Task requirements: Determine how many lines contain the string "size", then reply with that figure only.

Raw data:
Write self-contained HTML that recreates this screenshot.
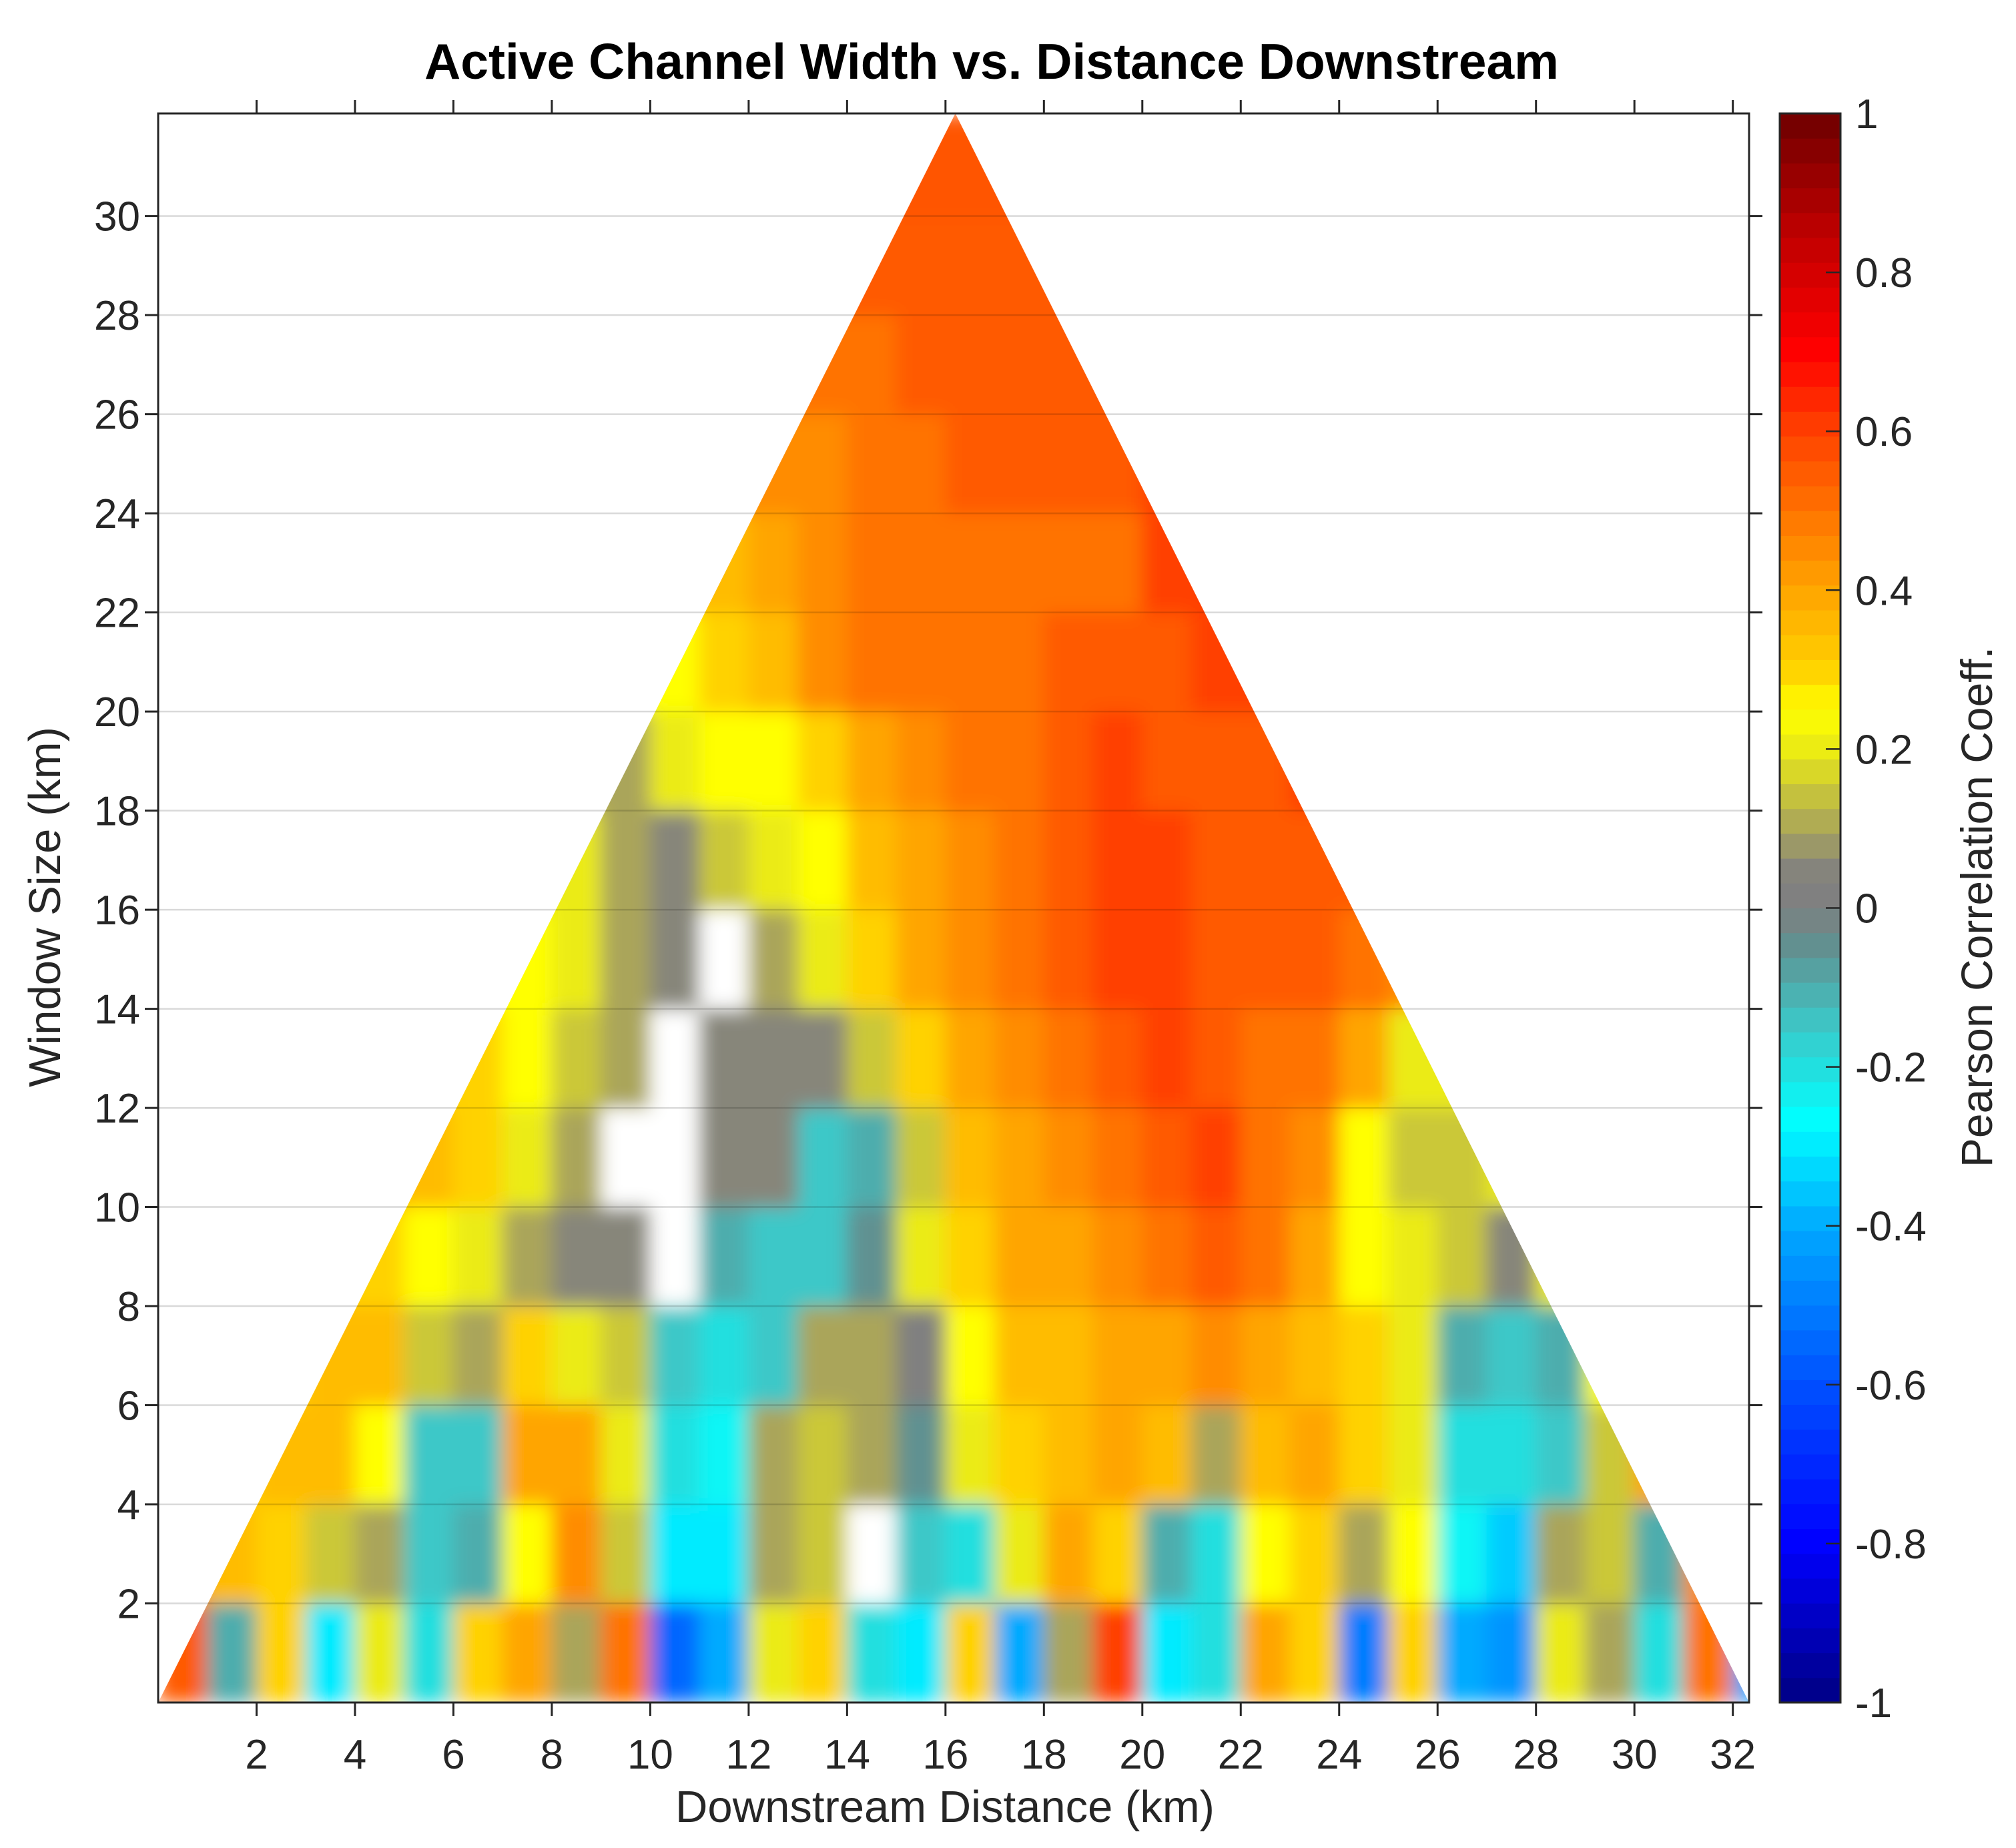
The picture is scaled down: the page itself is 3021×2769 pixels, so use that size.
<!DOCTYPE html>
<html><head><meta charset="utf-8"><style>
html,body{margin:0;padding:0;background:#fff}
svg{display:block}
text{font-family:"Liberation Sans",Arial,sans-serif;fill:#262626}
</style></head><body>
<svg id="chart" width="3021" height="2769" viewBox="0 0 3021 2769" xmlns="http://www.w3.org/2000/svg">
<defs>
<clipPath id="tri"><polygon id="tripoly" points="0,0"/></clipPath>
<filter id="soft" x="-5%" y="-5%" width="110%" height="110%"><feGaussianBlur stdDeviation="14"/></filter>
</defs>
<g id="heat" clip-path="url(#tri)"><g id="cells" filter="url(#soft)"></g></g>
<g id="grid"></g>
<g id="axes"></g>
<g id="cbar"></g>
<text x="1486" y="118" text-anchor="middle" font-size="75" font-weight="bold" style="fill:#000">Active Channel Width vs. Distance Downstream</text>
<text x="1416" y="2730" text-anchor="middle" font-size="67">Downstream Distance (km)</text>
<text transform="translate(90,1359) rotate(-90)" text-anchor="middle" font-size="67">Window Size (km)</text>
<text transform="translate(2985,1359) rotate(-90)" text-anchor="middle" font-size="66">Pearson Correlation Coeff.</text>
</svg>
<script>
const xTicks=[2,4,6,8,10,12,14,16,18,20,22,24,26,28,30,32];
const yTicks=[2,4,6,8,10,12,14,16,18,20,22,24,26,28,30];
const cbTicks=[1,0.8,0.6,0.4,0.2,0,-0.2,-0.4,-0.6,-0.8,-1];
const cbLabels=["1","0.8","0.6","0.4","0.2","0","-0.2","-0.4","-0.6","-0.8","-1"];
const rowBottoms=[0,2,4,6,8,10,12,14,16,18,20,22,24,26,28,30];
const N=null;
const row0=[0.55,-0.1,0.3,-0.3,0.2,-0.2,0.3,0.4,0.1,0.5,-0.55,-0.4,0.2,0.3,-0.2,-0.3,0.3,-0.4,0.1,0.6,-0.3,-0.2,0.4,0.3,-0.5,0.3,-0.4,-0.45,0.2,0.1,-0.2,0.5,-0.4];
const row1=[0.4,0.35,0.3,0.15,0.1,-0.15,-0.1,0.25,0.45,0.15,-0.3,-0.3,0.1,0.15,N,-0.15,-0.2,0.2,0.4,0.3,-0.1,-0.2,0.25,0.3,0.1,0.25,-0.25,-0.35,0.1,0.15,-0.1,0.45,0.5];
const row2=[0.3,0.3,0.35,0.35,0.25,-0.15,-0.15,0.4,0.4,0.2,-0.2,-0.25,0.1,0.15,0.1,-0.05,0.2,0.3,0.35,0.4,0.35,0.1,0.35,0.4,0.3,0.2,-0.2,-0.2,-0.15,0.15,0.4,0.4,0.4];
const row3=[0.3,0.3,0.3,0.35,0.35,0.15,0.1,0.3,0.2,0.15,-0.15,-0.2,-0.15,0.1,0.1,0.0,0.25,0.35,0.35,0.4,0.4,0.45,0.4,0.35,0.3,0.2,-0.1,-0.15,-0.1,0.25,0.3,0.3,0.3];
const row4=[0.3,0.3,0.3,0.3,0.3,0.25,0.2,0.1,0.05,0.05,N,-0.1,-0.15,-0.15,-0.05,0.2,0.3,0.4,0.4,0.45,0.5,0.55,0.5,0.4,0.25,0.2,0.15,0.05,0.2,0.2,0.2,0.2,0.2];
const row5=[0.35,0.35,0.35,0.35,0.35,0.35,0.3,0.2,0.1,N,N,0.05,0.05,-0.15,-0.1,0.15,0.35,0.4,0.45,0.5,0.55,0.6,0.5,0.45,0.25,0.15,0.15,0.2,0.2,0.2,0.2,0.2,0.2];
const row6=[0.3,0.3,0.3,0.3,0.3,0.3,0.3,0.25,0.15,0.1,N,0.05,0.05,0.05,0.15,0.3,0.4,0.45,0.5,0.55,0.6,0.55,0.5,0.5,0.4,0.2,0.2,0.2,0.2,0.2,0.2,0.2,0.2];
const row7=[0.25,0.25,0.25,0.25,0.25,0.25,0.25,0.25,0.2,0.1,0.05,N,0.1,0.2,0.3,0.4,0.45,0.5,0.55,0.6,0.6,0.55,0.55,0.55,0.5,0.45,0.45,0.45,0.45,0.45,0.45,0.45,0.45];
const row8=[0.2,0.2,0.2,0.2,0.2,0.2,0.2,0.2,0.2,0.1,0.05,0.15,0.2,0.25,0.35,0.4,0.45,0.5,0.55,0.6,0.6,0.55,0.55,0.55,0.55,0.55,0.55,0.55,0.55,0.55,0.55,0.55,0.55];
const row9=[0.1,0.1,0.1,0.1,0.1,0.1,0.1,0.1,0.1,0.1,0.2,0.25,0.25,0.3,0.4,0.45,0.5,0.5,0.55,0.6,0.55,0.55,0.55,0.6,0.6,0.6,0.6,0.6,0.6,0.6,0.6,0.6,0.6];
const row10=[0.25,0.25,0.25,0.25,0.25,0.25,0.25,0.25,0.25,0.25,0.25,0.3,0.35,0.45,0.5,0.5,0.5,0.5,0.55,0.55,0.55,0.6,0.6,0.6,0.6,0.6,0.6,0.6,0.6,0.6,0.6,0.6,0.6];
const row11=[0.35,0.35,0.35,0.35,0.35,0.35,0.35,0.35,0.35,0.35,0.35,0.35,0.4,0.45,0.5,0.5,0.5,0.5,0.5,0.5,0.6,0.6,0.6,0.6,0.6,0.6,0.6,0.6,0.6,0.6,0.6,0.6,0.6];
const row12=[0.45,0.45,0.45,0.45,0.45,0.45,0.45,0.45,0.45,0.45,0.45,0.45,0.45,0.45,0.5,0.5,0.55,0.55,0.55,0.55,0.6,0.6,0.6,0.6,0.6,0.6,0.6,0.6,0.6,0.6,0.6,0.6,0.6];
const row13=[0.5,0.5,0.5,0.5,0.5,0.5,0.5,0.5,0.5,0.5,0.5,0.5,0.5,0.5,0.5,0.55,0.55,0.55,0.55,0.55,0.55,0.55,0.55,0.55,0.55,0.55,0.55,0.55,0.55,0.55,0.55,0.55,0.55];
const row14=[0.55,0.55,0.55,0.55,0.55,0.55,0.55,0.55,0.55,0.55,0.55,0.55,0.55,0.55,0.55,0.55,0.55,0.55,0.55,0.55,0.55,0.55,0.55,0.55,0.55,0.55,0.55,0.55,0.55,0.55,0.55,0.55,0.55];
const row15=[0.55,0.55,0.55,0.55,0.55,0.55,0.55,0.55,0.55,0.55,0.55,0.55,0.55,0.55,0.55,0.56,0.56,0.56,0.55,0.55,0.55,0.55,0.55,0.55,0.55,0.55,0.55,0.55,0.55,0.55,0.55,0.55,0.55];
const rows=[row0,row1,row2,row3,row4,row5,row6,row7,row8,row9,row10,row11,row12,row13,row14,row15];

const NS="http://www.w3.org/2000/svg";
const L=237,R=2621,T=170,B=2551;
const XMAX=32.33,YMAX=32.07;
const sx=v=>L+(v/XMAX)*(R-L);
const sy=v=>B-(v/YMAX)*(B-T);
const stops=[[-1,[0,0,130]],[-0.8,[0,0,255]],[-0.6,[0,80,255]],[-0.4,[0,170,255]],[-0.27,[0,255,255]],[-0.15,[60,200,200]],[-0.04,[100,140,140]],[0,[128,128,128]],[0.04,[128,128,128]],[0.1,[170,165,90]],[0.2,[235,235,20]],[0.25,[255,255,0]],[0.3,[255,210,0]],[0.4,[255,165,0]],[0.5,[255,115,0]],[0.6,[255,65,0]],[0.7,[255,0,0]],[0.85,[190,0,0]],[1,[110,0,0]]];
function cmap(v){
  if(v===null)return "#ffffff";
  v=Math.max(-1,Math.min(1,v));
  for(let i=1;i<stops.length;i++){
    if(v<=stops[i][0]){const a=stops[i-1],b=stops[i];const t=(v-a[0])/(b[0]-a[0]);
      const c=a[1].map((x,k)=>Math.round(x+(b[1][k]-x)*t));return `rgb(${c[0]},${c[1]},${c[2]})`;}
  }
  return "rgb(110,0,0)";
}
function mk(tag,attrs,parent){const e=document.createElementNS(NS,tag);for(const k in attrs)e.setAttribute(k,attrs[k]);parent.appendChild(e);return e;}

document.getElementById('tripoly').setAttribute('points',`${sx(0)},${sy(0)} ${sx(16.2)},${sy(YMAX)} ${sx(XMAX)},${sy(0)}`);
const cells=document.getElementById('cells');
rows.forEach((row,ri)=>{
  const y0=rowBottoms[ri],y1=ri+1<rowBottoms.length?rowBottoms[ri+1]:YMAX;
  row.forEach((v,ci)=>{
    const r=mk('rect',{x:sx(ci)-0.5,y:sy(y1)-0.5,width:sx(ci+1)-sx(ci)+1,height:sy(y0)-sy(y1)+1,fill:cmap(v)},cells);
    
    
  });
});

const grid=document.getElementById('grid');
yTicks.forEach(t=>{
  const l=mk('line',{x1:L,x2:R,y1:sy(t),y2:sy(t),stroke:'#000','stroke-opacity':0.15,'stroke-width':2.5},grid);
  
  
});
const axes=document.getElementById('axes');
const box=mk('rect',{x:L,y:T,width:R-L,height:B-T,fill:'none',stroke:'#262626','stroke-width':3},axes);


xTicks.forEach(t=>{
  const x=sx(t);
  mk('line',{x1:x,x2:x,y1:B,y2:B+20,stroke:'#262626','stroke-width':3},axes);
  mk('line',{x1:x,x2:x,y1:T,y2:T-20,stroke:'#262626','stroke-width':3},axes);
  const tx=mk('text',{x:x,y:2650,'text-anchor':'middle','font-size':62},axes);
  tx.textContent=t;
  
  
});
yTicks.forEach(t=>{
  const y=sy(t);
  mk('line',{x1:L,x2:L-20,y1:y,y2:y,stroke:'#262626','stroke-width':3},axes);
  mk('line',{x1:R,x2:R+20,y1:y,y2:y,stroke:'#262626','stroke-width':3},axes);
  const tx=mk('text',{x:210,y:y+22,'text-anchor':'end','font-size':62},axes);
  tx.textContent=t;
  
  
});

const cb=document.getElementById('cbar');
const CL=2667,CR=2758;
const cy=v=>B-((v+1)/2)*(B-T);
const nb=64;
for(let i=0;i<nb;i++){
  const v0=-1+2*i/nb,v1=-1+2*(i+1)/nb;
  const r=mk('rect',{x:CL,y:cy(v1)-0.5,width:CR-CL,height:cy(v0)-cy(v1)+1,fill:cmap((v0+v1)/2)},cb);
  
  
}
mk('rect',{x:CL,y:T,width:CR-CL,height:B-T,fill:'none',stroke:'#262626','stroke-width':3},cb);
cbTicks.forEach((t,i)=>{
  const y=cy(t);
  mk('line',{x1:CR-22,x2:CR,y1:y,y2:y,stroke:'#262626','stroke-width':2.5},cb);
  const tx=mk('text',{x:2780,y:y+22,'font-size':62},cb);
  tx.textContent=cbLabels[i];
  
  
});
</script>
</body></html>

Reply: 8